Some Anglo-Catholics use the Anglican Breviary, an adaptation of the Pre-Vatican II Roman Rite and the Sarum Rite in the style of Cranmer's original Book of Common Prayer, along with supplemental material from other western sources, including a common of Octaves, a common of Holy Women, and other material. It provides for the eight historical offices in one volume, but does not include the Little Office of the Blessed Virgin Mary, which was bound along with many editions of the Breviarium Romanum. Other Anglo-Catholics use the Roman Catholic Liturgy of the Hours or Divine Office. Various Anglican adaptations of pre-Vatican II Roman office-books have appeared over the years, among the best known being Canon W. Douglas' translation of the 'Monastic Diurnal' into the idiom of the 'Book of Common Prayer'.
Historically, Anglican clergy have vested in cassock, surplice and tippet for Morning and Evening Prayer, while bishops wear the rochet and chimere. In some monastic communities and Anglo-Catholic parishes, the officiant wears surplice or alb, stole and cope when Evensong is celebrated solemnly.
The canons of the Church of England and some other Anglican provinces require clergy to read Morning and Evening Prayer daily, either in public worship or privately. According to Canon C.24, "Every priest having a cure of souls shall provide that, in the absence of reasonable hindrance, Morning and Evening Prayer daily and on appointed days the Litany shall be said in the church, or one of the churches, of which he is the minister." Canon C.26 stipulates that "Every clerk in Holy Orders is under obligation, not being let by sickness or some other urgent cause, to say daily the Morning and Evening Prayer...." In other Anglican provinces, the Daily Office is not a canonical obligation but is strongly encouraged.

Methodist usage

F. W. Macdonald, the biographer of The Rt. Rev. John Fletcher Hurst, stated that Oxford Methodism "with its almost monastic rigors, its living by rule, its canonical hours of prayer, is a fair and noble phase of the many-sided life of the Church of England".
The traditional 1784 Methodist Daily Office is contained in The Sunday Service of the Methodists, which was written by John Wesley himself. It was consequently updated in the Book of Offices, published in 1936 in Great Britain, and The United Methodist Book of Worship, published in 1992 in the United States. Some Methodist religious orders publish the Daily Office to be used for that community, for example, The Book of Offices and Services of The Order of Saint Luke contains Morning, Mid-Morning, Noon, Mid-Afternoon, Evening, Compline and Vigil.

Liberal Catholic usage

The Liberal Catholic Church, and many groups in the Liberal Catholic movement, also use a simple version of the Western canonical hours, said with various scripture reading and collects. According to the Liturgy of the Liberal Catholic Church, the Scriptures used are generally limited to the readings of the day, and the complete psalter is not incorporated unless at the discretion of the priest presiding, if as a public service, or of the devotee in private use. The Hours of the Liberal Rite consist of: Lauds, Prime, Sext, Vespers, and Complin. Its recitation is not obligatory on Liberal Catholic priests or faithful, according to current directs from the General Episcopal Synod.

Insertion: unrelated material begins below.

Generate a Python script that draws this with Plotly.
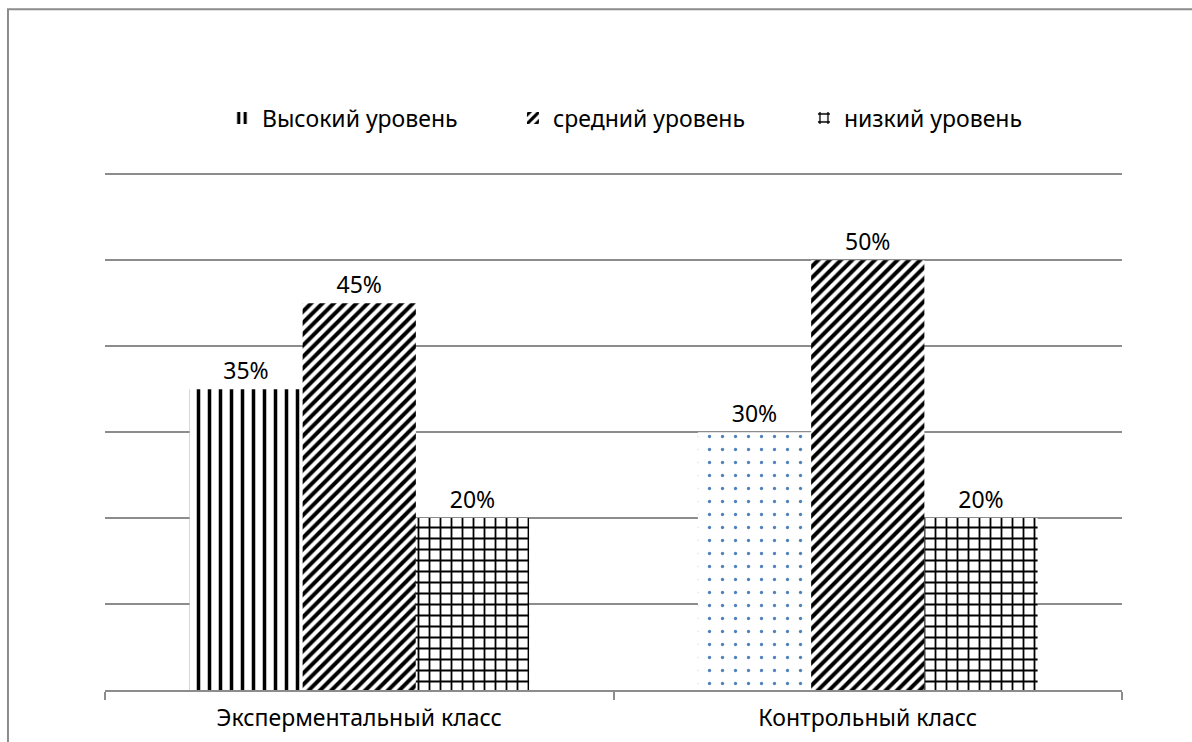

Reformed and Lutheran usage

Some Reformed churches—notably the Presbyterian Church and the United Church of Christ—have published daily office books adapted from the ancient structure of morning and evening prayer in the Western church, usually revised for the purpose of inclusive language.
The New Century Psalter, published in 1999 by The Pilgrim Press, includes an inclusive-language revision of the psalms adapted from the New Revised Standard Version of the Bible with refrains and complete orders for Morning and Evening Prayer. Simple family prayers for morning, evening and the close of day are also provided.
Book of Common Worship Daily Prayer, published in 1994 by Westminster John Knox Press, includes the daily offices from The Book of Common Worship of 1993, the liturgy of the Presbyterian Church USA. In addition to Morning and Evening Prayer there is a complete service for Compline. Its psalter—an inclusive-language revision of the psalter from the 1979 American Book of Common Prayer—also includes a collect for each psalm. Antiphons and litanies are provided for the seasons of the church year. A new Book of Common Worship Daily Prayer with expanded content was published in 2018. It adds a service for Mid-Day Prayer. Its new psalter is from Evangelical Lutheran Worship.
Both books are intended for ecumenical use and can be used with any daily lectionary.
Lutheran worship books usually include orders for Morning and Evening Prayer as well as Compline. English-language liturgies published by immigrant Lutheran communities in North America were based at first on the Book of Common Prayer. In recent years, under the impact of the liturgical movement, Lutheran churches have restored the historic form of the Western office. Both Evangelical Lutheran Worship published by the Evangelical Lutheran Church in America and the Evangelical Lutheran Church in Canada as well as the Lutheran Service Book of the Lutheran Church–Missouri Synod provide daily offices along with a complete psalter.